Dimensional Vortex said:
That is completely irrelevant to the question. The poster said that you have to kill one of them and he just added in the gun as the weapon. It doesn't matter if you are proficient with a gun or not, the question really falls down to who you would kill. They could both be fighting out in space at one point as an Alien approached you with intent to kill everyone on board, you have to press the button to activate one of two air locks, both will kill the Alien but one air lock is behind Phillip and one behind Daniel, who do you kill?
I really don't understand why so many people have to complicate the scenario with frivolous details.
The problem is that the OP is making you pick a sub-optimal course of action, if it had been kept simple then it would have been a binary choice but by over complicating it he's ruined any chance of actually putting ourselves in that situation.
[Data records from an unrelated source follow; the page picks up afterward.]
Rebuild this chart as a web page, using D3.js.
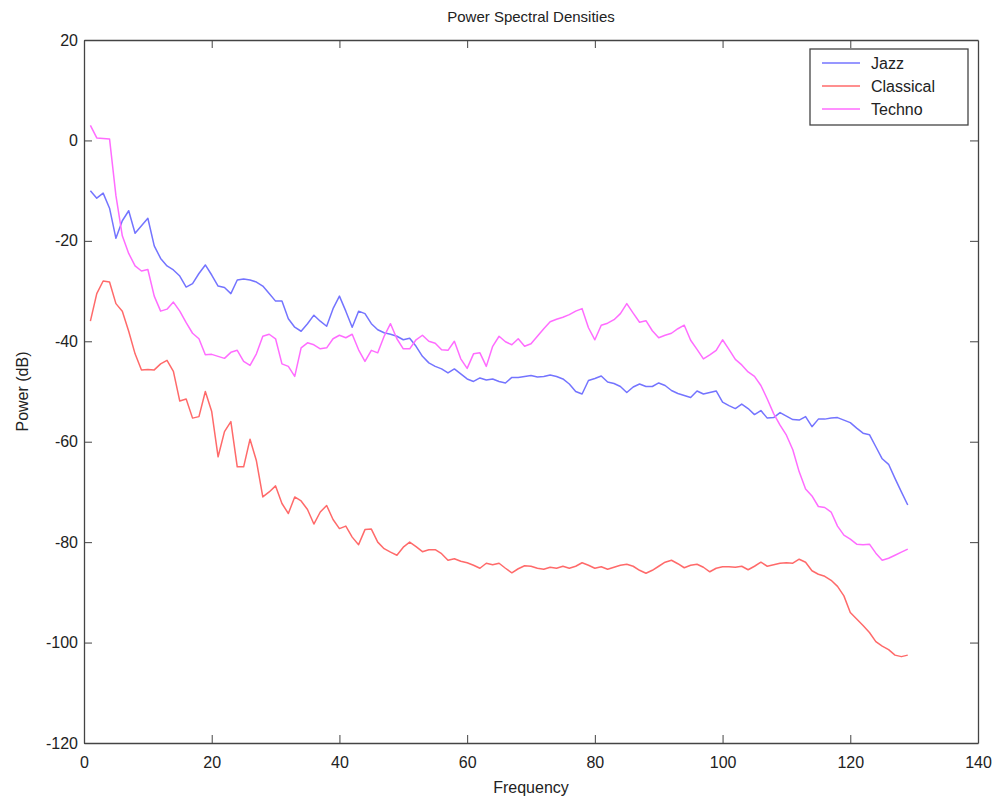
<!DOCTYPE html>
<html>
<head>
<meta charset="utf-8">
<script src="https://cdn.jsdelivr.net/npm/d3@7"></script>
<style>
  body { margin: 0; background: #fff; }
  svg { font-family: "Liberation Sans", Arial, sans-serif; }
</style>
</head>
<body>
<div id="chart"></div>
<script>
// frequency bins 1..129
const freq = d3.range(1, 130);

const jazz = [
  -10, -11.5, -10.5, -13.5, -19.5, -16, -14, -18.5, -17, -15.5,
  -21, -23.5, -25, -25.8, -27, -29.2, -28.5, -26.5, -24.8, -26.8,
  -29, -29.3, -30.5, -27.8, -27.6, -27.8, -28.2, -29, -30.5, -32,
  -32, -35.5, -37.2, -38, -36.5, -34.8, -36, -37, -33.5, -31,
  -34, -37.2, -34, -34.5, -36.5, -37.7, -38.3, -38.6, -39, -39.7,
  -39.4, -41, -43, -44.3, -45, -45.5, -46.3, -45.5, -46.5, -47.5,
  -48, -47.3, -47.7, -47.5, -48, -48.3, -47.2, -47.2, -47, -46.8,
  -47.1, -47, -46.7, -47, -47.5, -48.5, -50, -50.5, -47.8, -47.4,
  -46.9, -48.1, -48.4, -49, -50.2, -49.1, -48.5, -49, -49, -48.3,
  -48.8, -49.8, -50.4, -50.8, -51.2, -49.9, -50.5, -50.2, -49.9, -52.1,
  -52.8, -53.4, -52.5, -53.4, -54.6, -53.8, -55.3, -55.2, -54.2, -54.9,
  -55.6, -55.7, -55, -57, -55.5, -55.5, -55.3, -55.2, -55.7, -56.2,
  -57.3, -58.3, -58.6, -61, -63.4, -64.5, -67.3, -70, -72.6
];

const classical = [
  -36, -30.5, -28, -28.2, -32.5, -34, -38, -42.5, -45.7, -45.6,
  -45.7, -44.5, -43.8, -46, -51.9, -51.5, -55.3, -55, -50, -54,
  -63, -58, -56, -65, -65, -59.5, -63.8, -71, -70, -68.8,
  -72.3, -74.3, -71, -71.8, -73.5, -76.4, -74, -72.7, -75.5, -77.3,
  -76.8, -79, -80.5, -77.5, -77.4, -80, -81.3, -82, -82.6, -81,
  -80, -80.9, -81.9, -81.5, -81.5, -82.3, -83.6, -83.3, -83.8, -84.1,
  -84.6, -85.2, -84.2, -84.5, -84.2, -85.2, -86.1, -85.3, -84.7, -84.8,
  -85.2, -85.4, -85, -85.2, -84.8, -85.2, -84.8, -84.1, -84.6, -85.2,
  -84.9, -85.4, -85, -84.6, -84.4, -84.8, -85.6, -86.2, -85.6, -84.8,
  -84, -83.6, -84.3, -85.1, -84.6, -84.4, -85, -85.9, -85.2, -84.9,
  -84.9, -85, -84.8, -85.5, -84.8, -84, -84.8, -84.5, -84.2, -84.1,
  -84.2, -83.4, -84, -85.7, -86.4, -86.8, -87.6, -88.8, -90.7, -94,
  -95.3, -96.6, -98, -99.8, -100.7, -101.4, -102.5, -102.8, -102.5
];

const techno = [
  3, 0.5, 0.4, 0.3, -11, -19, -22.5, -25, -26, -25.7,
  -31, -34, -33.6, -32.2, -34, -36.3, -38.4, -39.5, -42.7, -42.6,
  -43, -43.4, -42.2, -41.8, -44, -44.8, -42.5, -39, -38.6, -39.5,
  -44.5, -45, -47, -41.3, -40.3, -40.7, -41.5, -41.3, -39.5, -38.8,
  -39.3, -38.6, -41.7, -44, -41.8, -42.3, -39, -36.5, -39.5, -41.5,
  -41.5, -39.7, -38.8, -40, -40.4, -41.7, -41.8, -40, -43.5, -45.4,
  -42.5, -42.3, -45, -41, -39, -40.1, -40.7, -39.5, -41, -40.5,
  -39, -37.5, -36.1, -35.6, -35.2, -34.7, -34, -33.5, -37.3, -39.7,
  -36.8, -36.4, -35.7, -34.5, -32.5, -34.4, -36.2, -35.9, -37.9, -39.3,
  -38.8, -38.4, -37.5, -36.8, -39.8, -41.6, -43.5, -42.7, -41.8, -39.7,
  -41.6, -43.6, -44.7, -46.1, -47, -48.8, -51.5, -54.4, -56.7, -58.7,
  -61.6, -66, -69.4, -70.8, -72.9, -73.1, -74, -76.8, -78.6, -79.4,
  -80.4, -80.5, -80.4, -82.2, -83.6, -83.2, -82.6, -82, -81.4
];

const seriesNames = ["Jazz", "Classical", "Techno"];
const seriesColors = ["#7474ff", "#ff6a6a", "#ff6cff"];
const xTicks = [0, 20, 40, 60, 80, 100, 120, 140];
const yTicks = [20, 0, -20, -40, -60, -80, -100, -120];

const width = 998, height = 802;
const margin = { top: 40, right: 20, bottom: 59, left: 84 };
const iw = width - margin.left - margin.right;
const ih = height - margin.top - margin.bottom;

const x = d3.scaleLinear().domain([0, 140]).range([0, iw]);
const y = d3.scaleLinear().domain([-120, 20]).range([ih, 0]);

const svg = d3.select("#chart").append("svg")
  .attr("width", width)
  .attr("height", height);

const g = svg.append("g").attr("transform", `translate(${margin.left},${margin.top})`);

const axisColor = "#444";
const tickLen = 8;
const plain = d => String(d); // plain hyphen for negatives, like the original

// lines
const line = d3.line().x((d, i) => x(freq[i])).y(d => y(d));
[jazz, classical, techno].forEach((vals, k) => {
  g.append("path")
    .datum(vals)
    .attr("fill", "none")
    .attr("stroke", seriesColors[k])
    .attr("stroke-width", 1.5)
    .attr("stroke-linejoin", "round")
    .attr("d", line);
});

// bottom / left axes with inward ticks
const xAxis = g.append("g").attr("transform", `translate(0,${ih})`)
  .call(d3.axisBottom(x).tickValues(xTicks).tickFormat(plain).tickSizeInner(-tickLen).tickSizeOuter(0).tickPadding(14));
const yAxis = g.append("g")
  .call(d3.axisLeft(y).tickValues(yTicks).tickFormat(plain).tickSizeInner(-tickLen).tickSizeOuter(0).tickPadding(6));
// top / right axes, ticks only
const xTop = g.append("g")
  .call(d3.axisTop(x).tickValues(xTicks).tickSizeInner(-tickLen).tickSizeOuter(0).tickFormat(""));
const yRight = g.append("g").attr("transform", `translate(${iw},0)`)
  .call(d3.axisRight(y).tickValues(yTicks).tickSizeInner(-tickLen).tickSizeOuter(0).tickFormat(""));

[xAxis, yAxis, xTop, yRight].forEach(a => {
  a.selectAll("line").attr("stroke", axisColor);
  a.select(".domain").attr("stroke", axisColor).attr("stroke-width", 1.3);
  a.selectAll("text").attr("fill", "#222").style("font-size", "16px");
});
// the ticks at both ends sit on the frame, drop the ones that would double up
xTop.selectAll(".tick").filter(d => d === 0 || d === 140).remove();
yRight.selectAll(".tick").filter(d => d === 20 || d === -120).remove();

// title and labels
svg.append("text")
  .attr("x", margin.left + iw / 2).attr("y", 22)
  .attr("text-anchor", "middle")
  .style("font-size", "15px").attr("fill", "#222")
  .text("Power Spectral Densities");

svg.append("text")
  .attr("x", margin.left + iw / 2).attr("y", 793)
  .attr("text-anchor", "middle")
  .style("font-size", "16px").attr("fill", "#222")
  .text("Frequency");

svg.append("text")
  .attr("transform", `translate(28,${margin.top + ih / 2}) rotate(-90)`)
  .attr("text-anchor", "middle")
  .style("font-size", "16px").attr("fill", "#222")
  .text("Power (dB)");

// legend
const legend = svg.append("g").attr("transform", "translate(810,49)");
legend.append("rect")
  .attr("width", 158).attr("height", 76)
  .attr("fill", "#fff").attr("stroke", axisColor).attr("stroke-width", 1.3);
seriesNames.forEach((name, k) => {
  const ly = 14 + k * 23;
  legend.append("line")
    .attr("x1", 12).attr("x2", 50).attr("y1", ly).attr("y2", ly)
    .attr("stroke", seriesColors[k]).attr("stroke-width", 1.5);
  legend.append("text")
    .attr("x", 61).attr("y", ly).attr("dy", "0.35em")
    .style("font-size", "16px").attr("fill", "#222")
    .text(name);
});
</script>
</body>
</html>
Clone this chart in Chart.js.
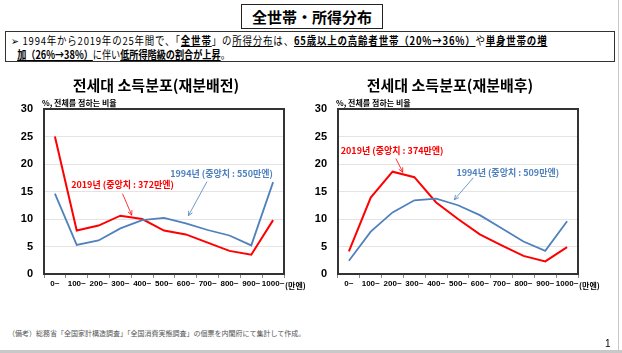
<!DOCTYPE html>
<html>
<head>
<meta charset="utf-8">
<script src="https://cdn.jsdelivr.net/npm/chart.js@4.4.1/dist/chart.umd.min.js"></script>
<style>
  body { margin: 0; background: #fff; font-family: "Noto Sans CJK JP", sans-serif; }
  #page { position: relative; width: 622px; height: 353px; overflow: hidden; background: #fff; }
  #head { position: absolute; left: 241px; top: 4px; width: 140px; height: 23px; border: 1px solid #222;
          font: bold 15px "Noto Sans CJK JP"; text-align: center; line-height: 23px; color: #000; }
  #lead { position: absolute; left: 5px; top: 31px; width: 610px; height: 31px; border: 1px solid #333;
          font: 11px "Noto Sans CJK JP"; color: #000; line-height: 14px; padding: 1px 0 0 5px; box-sizing: border-box; }
  #lead .l { display: block; white-space: nowrap; transform: scaleX(0.86); transform-origin: left; }
  #lead .l1 { letter-spacing: 0.95px; }
  #lead .l2 { transform: scaleX(0.83); }
  #lead b, #lead u { font-weight: bold; }
  #note { position: absolute; left: 8px; top: 328px; font: 7px "Noto Sans CJK JP"; color: #555; white-space: nowrap; }
  #pg { position: absolute; left: 605px; top: 338px; font: 10px "Liberation Sans"; color: #000; }
  #rb { position: absolute; left: 618px; top: 0; width: 1px; height: 353px; background: #c8c8c8; }
  #bb { position: absolute; left: 0; top: 350px; width: 622px; height: 3px; background: #c8c8c8; }
  canvas { position: absolute; }
</style>
</head>
<body>
<div id="page">
  <div id="head">全世帯・所得分布</div>
  <div id="lead">
    <span class="l l1">➢ 1994年から2019年の25年間で、「<u>全世帯</u>」の<u style="font-weight:normal">所得分布</u>は、<u>65歳以上の高齢者世帯（20%→36%）</u>や<u>単身世帯の増</u></span>
    <span class="l l2">&nbsp;&nbsp;&nbsp;<u>加（26%→38%）</u>に伴い<u>低所得階級の割合が上昇</u>。</span>
  </div>
  <canvas id="c1" width="311" height="230" style="left:0;top:70px;width:311px;height:230px"></canvas>
  <canvas id="c2" width="311" height="230" style="left:311px;top:70px;width:311px;height:230px"></canvas>
  <div id="note">（備考）総務省「全国家計構造調査」「全国消費実態調査」の個票を内閣府にて集計して作成。</div>
  <div id="pg">1</div>
  <div id="rb"></div>
  <div id="bb"></div>
</div>
<script>
// income brackets (万円)
var categories = ['0~', '100~', '200~', '300~', '400~', '500~', '600~', '700~', '800~', '900~', '1000~'];
var yTicks = [0, 5, 10, 15, 20, 25, 30];

// before redistribution
var before2019 = [25.0, 7.9, 8.8, 10.6, 10.0, 7.9, 7.2, 5.7, 4.2, 3.5, 9.8];
var before1994 = [14.6, 5.3, 6.1, 8.3, 9.8, 10.2, 9.2, 8.0, 7.0, 5.2, 16.7];

// after redistribution
var after2019 = [4.1, 13.9, 18.6, 17.6, 13.0, 10.0, 7.2, 5.2, 3.3, 2.3, 4.9];
var after1994 = [2.4, 7.7, 11.2, 13.4, 13.7, 12.5, 10.7, 8.3, 5.9, 4.2, 9.6];

var RED = '#ff0000';
var BLUE = '#4f81bd';

// labels: text, colour, label position [index, value], arrow from -> to [index, value]
var notesBefore = [
  { text: '2019년 (중앙치 : 372만엔)', color: RED, at: [3.1, 16.3], from: [3.1, 14.6], to: [3.52, 10.7] },
  { text: '1994년 (중앙치 : 550만엔)', color: BLUE, at: [7.64, 18.2], from: [6.97, 16.8], to: [6.12, 10.6] }
];
var notesAfter = [
  { text: '2019년 (중앙치 : 374만엔)', color: RED, at: [1.98, 22.4], from: [2.15, 21.0], to: [2.47, 18.5] },
  { text: '1994년 (중앙치 : 509만엔)', color: BLUE, at: [7.28, 18.5], from: [5.7, 17.5], to: [4.83, 13.5] }
];

function decor(title, notes) {
  return {
    id: 'decor',
    afterDraw: function (chart) {
      var ctx = chart.ctx, a = chart.chartArea;
      var xs = chart.scales.x, ys = chart.scales.y;
      ctx.save();
      // frame
      ctx.strokeStyle = '#333';
      ctx.lineWidth = 2;
      ctx.strokeRect(a.left, a.top, a.right - a.left, a.bottom - a.top);
      // title
      ctx.fillStyle = '#000';
      ctx.font = 'bold 15px "Noto Sans CJK KR"';
      ctx.textAlign = 'center';
      ctx.textBaseline = 'middle';
      ctx.fillText(title, (a.left + a.right) / 2 - 8, 15);
      // unit
      ctx.font = 'bold 8px "Noto Sans CJK KR"';
      ctx.textAlign = 'left';
      ctx.fillText('%, 전체를 점하는 비율', a.left - 2, a.top - 6);
      // x unit
      ctx.font = 'bold 8px "Noto Sans CJK KR"';
      ctx.fillText('(만엔)', xs.getPixelForValue(10) + 12, a.bottom + 12);
      // notes
      notes.forEach(function (n) {
        ctx.fillStyle = n.color;
        ctx.strokeStyle = n.color;
        ctx.font = 'bold 9px "Noto Sans CJK KR"';
        ctx.textAlign = 'center';
        ctx.fillText(n.text, xs.getPixelForValue(n.at[0]), ys.getPixelForValue(n.at[1]));
        var x1 = xs.getPixelForValue(n.from[0]), y1 = ys.getPixelForValue(n.from[1]);
        var x2 = xs.getPixelForValue(n.to[0]), y2 = ys.getPixelForValue(n.to[1]);
        ctx.lineWidth = 0.8;
        ctx.beginPath();
        ctx.moveTo(x1, y1);
        ctx.lineTo(x2, y2);
        ctx.stroke();
        var ang = Math.atan2(y2 - y1, x2 - x1);
        ctx.beginPath();
        ctx.moveTo(x2 - 5 * Math.cos(ang - 0.45), y2 - 5 * Math.sin(ang - 0.45));
        ctx.lineTo(x2, y2);
        ctx.lineTo(x2 - 5 * Math.cos(ang + 0.45), y2 - 5 * Math.sin(ang + 0.45));
        ctx.stroke();
      });
      ctx.restore();
    }
  };
}

function makeChart(id, title, d2019, d1994, notes, yw, padR) {
  return new Chart(document.getElementById(id), {
    type: 'line',
    data: {
      labels: categories,
      datasets: [
        { label: '1994', data: d1994, borderColor: BLUE, borderWidth: 1.8, pointRadius: 0, tension: 0 },
        { label: '2019', data: d2019, borderColor: RED, borderWidth: 2, pointRadius: 0, tension: 0 }
      ]
    },
    options: {
      responsive: false,
      animation: false,
      layout: { padding: { top: 39, right: padR, left: 0, bottom: 0 } },
      plugins: { legend: { display: false }, tooltip: { enabled: false } },
      scales: {
        x: {
          offset: true,
          grid: { display: true, offset: true, drawOnChartArea: false, tickLength: 4, color: '#888' },
          border: { display: false },
          ticks: { color: '#000', font: { family: 'Liberation Sans', size: 8, weight: 'bold' }, maxRotation: 0, autoSkip: false, padding: 1 },
          afterFit: function (s) { s.height = 26; }
        },
        y: {
          min: 0, max: 30,
          afterBuildTicks: function (s) { s.ticks = yTicks.map(function (v) { return { value: v }; }); },
          grid: { color: '#e4e4e4', drawTicks: false },
          border: { display: false },
          ticks: { color: '#000', font: { family: 'Liberation Sans', size: 11, weight: 'bold' }, padding: 11 },
          afterFit: function (s) { s.width = yw; }
        }
      }
    },
    plugins: [decor(title, notes)]
  });
}

makeChart('c1', '전세대 소득분포(재분배전)', before2019, before1994, notesBefore, 44, 27);
makeChart('c2', '전세대 소득분포(재분배후)', after2019, after1994, notesAfter, 27, 44);
</script>
</body>
</html>
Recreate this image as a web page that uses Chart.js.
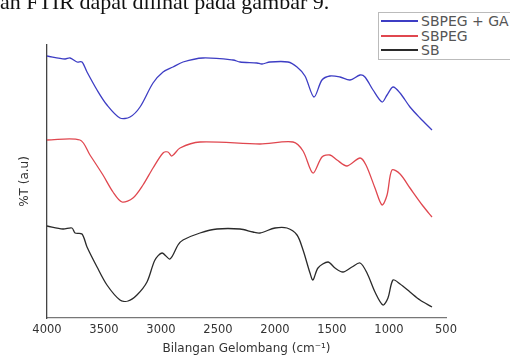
<!DOCTYPE html>
<html>
<head>
<meta charset="utf-8">
<script src="https://cdn.jsdelivr.net/npm/chart.js@4.4.1/dist/chart.umd.min.js"></script>
<style>
  html, body { margin: 0; padding: 0; background: #fff; }
  #wrap { position: relative; width: 510px; height: 358px; overflow: hidden; }
  #bodytext { position: absolute; left: 0; top: -9px; font-family: "Liberation Serif", serif; font-size: 22px; line-height: 22px; color: #111; white-space: nowrap; }
  #legend { position: absolute; left: 378px; top: 12px; width: 150px; border: 1px solid #bbb; background: #fff; padding: 1px 0; }
  .item { display: flex; align-items: center; height: 14.5px; font-family: "DejaVu Sans", sans-serif; font-size: 14px; color: #555; }
  .item span.ln { display: inline-block; width: 37px; height: 2px; margin: 0 3px 0 2px; }
</style>
</head>
<body>
<div id="wrap">
  <div id="bodytext">an FTIR dapat dilihat pada gambar 9.</div>
  <canvas id="chart" width="510" height="358"></canvas>
  <div id="legend"></div>
</div>
<script>
// wavenumbers (cm-1) and transmittance (arbitrary units, curves stacked)
let waveGA = [4000, 3842, 3798, 3737, 3693, 3649, 3561, 3474, 3360, 3272, 3184, 3070, 2982, 2895, 2807, 2632, 2368, 2307, 2158, 2114, 2044, 1886, 1807, 1737, 1658, 1588, 1518, 1430, 1342, 1254, 1211, 1140, 1061, 1017, 965, 903, 816, 728, 623];
let transGA = [262, 259, 260, 256, 256, 246, 228, 213, 200, 201, 211, 235, 246, 251, 256, 260, 258, 256, 255, 254, 256, 256, 251, 242, 221, 238, 242, 241, 238, 243, 241, 228, 216, 223, 231, 225, 211, 200, 188];

let wavePEG = [4000, 3711, 3623, 3509, 3421, 3342, 3246, 3158, 3070, 2982, 2939, 2904, 2833, 2658, 2132, 1842, 1754, 1667, 1588, 1518, 1456, 1368, 1254, 1202, 1123, 1061, 1017, 974, 903, 816, 702, 623];
let transPEG = [178, 178, 163, 143, 126, 116, 120, 133, 150, 165, 166, 162, 170, 176, 174, 176, 167, 145, 161, 163, 158, 152, 160, 153, 130, 113, 123, 148, 144, 130, 112, 101];

let waveSB = [4000, 3860, 3781, 3754, 3693, 3649, 3561, 3474, 3360, 3289, 3211, 3123, 3053, 2991, 2921, 2851, 2807, 2658, 2509, 2307, 2193, 2132, 2000, 1895, 1807, 1754, 1693, 1667, 1623, 1535, 1474, 1404, 1325, 1254, 1193, 1123, 1053, 1009, 965, 903, 816, 728, 623];
let transSB = [92, 89, 90, 85, 84, 71, 51, 33, 18, 17, 23, 36, 58, 65, 59, 73, 78, 85, 89, 89, 86, 85, 90, 90, 83, 68, 45, 38, 50, 56, 50, 46, 51, 55, 45, 26, 13, 20, 38, 34, 26, 18, 11];

let xTicks = [4000, 3500, 3000, 2500, 2000, 1500, 1000, 500];

let blue = '#3d3dc4';
let red = '#e0474f';
let black = '#2a2a2a';

function toPoints(xs, ys) {
  return xs.map((x, i) => ({x: x, y: ys[i]}));
}

let font = 'DejaVu Sans';

const myChart = new Chart('chart', {
  type: 'line',
  data: {
    datasets: [
      {label: 'SBPEG + GA', data: toPoints(waveGA, transGA), borderColor: blue},
      {label: 'SBPEG', data: toPoints(wavePEG, transPEG), borderColor: red},
      {label: 'SB', data: toPoints(waveSB, transSB), borderColor: black}
    ]
  },
  options: {
    responsive: false,
    animation: false,
    layout: {padding: {top: 45, right: 64, left: 0, bottom: 0}},
    elements: {
      point: {radius: 0},
      line: {borderWidth: 1.3, tension: 0.3, fill: false}
    },
    plugins: {
      legend: {display: false},
      tooltip: {enabled: false}
    },
    scales: {
      x: {
        type: 'linear',
        reverse: true,
        min: 500,
        max: 4000,
        afterFit: s => { s.height = 40; },
        afterBuildTicks: s => { s.ticks = xTicks.map(v => ({value: v})); },
        ticks: {
          color: '#333',
          font: {family: font, size: 11.5},
          padding: 5,
          maxRotation: 0,
          autoSkip: false,
          callback: v => String(v)
        },
        grid: {display: false, drawTicks: false},
        border: {display: true, color: '#777', width: 1.3},
        title: {
          display: true,
          text: 'Bilangan Gelombang (cm⁻¹)',
          color: '#333',
          font: {family: font, size: 12},
          padding: {top: 0, bottom: 2}
        }
      },
      y: {
        min: 0,
        max: 273,
        afterFit: s => { s.width = 47; },
        ticks: {display: false},
        grid: {display: false, drawTicks: false},
        border: {display: true, color: '#444', width: 1.3},
        title: {
          display: true,
          text: '%T (a.u)',
          color: '#333',
          font: {family: font, size: 12},
          padding: {top: 18, bottom: 0}
        }
      }
    }
  }
});

// legend box built from the chart's datasets
let legend = document.getElementById('legend');
myChart.data.datasets.forEach(ds => {
  let row = document.createElement('div');
  row.className = 'item';
  row.innerHTML = '<span class="ln" style="background:' + ds.borderColor + '"></span>' + ds.label;
  legend.appendChild(row);
});
</script>
</body>
</html>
If he'd have asked which of the two to kill and said one had to die then we'd have picked based on loyalties. But by asking us which to shoot we are faced with other options. With a simple scenario we'd have empathised and projected, but with this more complex scenario it's impossible to ignore the other, more sensible situation. How can I ask myself whether to kill my father or my stapfather if at the back of my mind I'm thinking:
"I don't
have to kill either, this is stupid!"
By artificially preventing us from making the logical choice he's asking us to ignore our gut intuition, our logical process and our life experience. I can't say what I'd actually do because I'm not allowed to do what I'd actually do. Not only is there a situation in which we could win this scenario...but insultingly enough it's
actually the first option most people would think of.
You may as well write a highly realistic lead up to a mugging, setting each detail carefully across a page and then, right at the end, ask "would you leap up the side of the nearest building or summon a dragon?"